Now, I’m not generally someone who gets stressed-out easily or panics over the little things, but we all know how Week 2 went when I overestimated my optimism and level of Joy, so I was a little wary over what this week of Peace would bring. Little did I know that because I had actually prepared myself beforehand, I was better equipped to handle stressful situations, and the instant I started to feel my calm slipping, I reminded myself that I actually needed to make an effort this week. Somehow, that constant reminder kept me from going over the edge and losing my composure completely, even in situations that normally pushed my buttons. Like I said before, it was not easy, especially when the general insanity of life crept in and wanted to make this week of the challenge an automatic fail. But I kept on it, constantly reminding myself to take a deep breath, count to five before speaking, and to not freak out when I was running late, because panicking was not going to get me to class any faster. And trust me, it doesn’t.

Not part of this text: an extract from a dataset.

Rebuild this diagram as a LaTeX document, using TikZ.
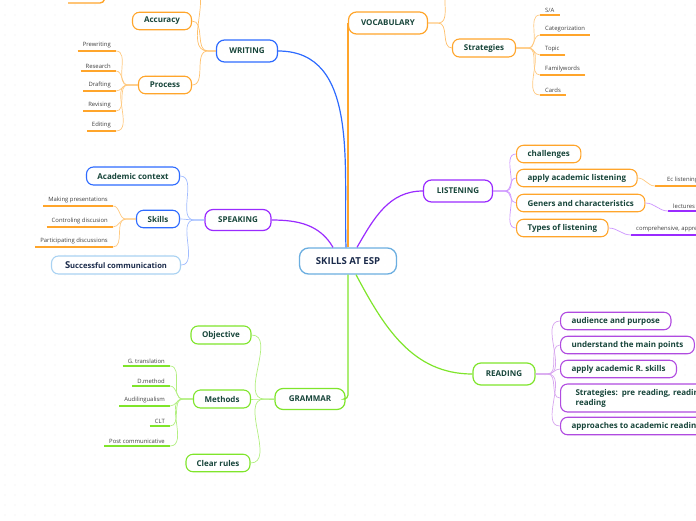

Actually, the longer I stayed at Peace, my Joy level actually began to increase because wasn’t worrying about certain things, and as a result I started to show more Love. I don’t know about you all, but I’m beginning to realize just how connected all the Fruits of the Spirit are and how each one hinges on the other. It might seem intimidating to hear that—I have to emulate all of them?!—but I have said it once and I’ll say it again: It is a process. I didn’t start this challenge as a forceful guide that has to be followed to the T (I also don’t know what that means, either; I gotta get out more). I began this challenge as a way to, well, challenge myself and improve my outlook on life and the way I treat others. I knew it wasn’t going to be easy, and you shouldn’t expect to excel at each one of these Fruits, either; though if you do, kudos! But if you decide to join me for this challenge, do yourself a favor and remember that nobody is perfect, so don’t stress it! We all stumble and fall, but the important thing is that you’re willing to run in the first place and are determined to get back up.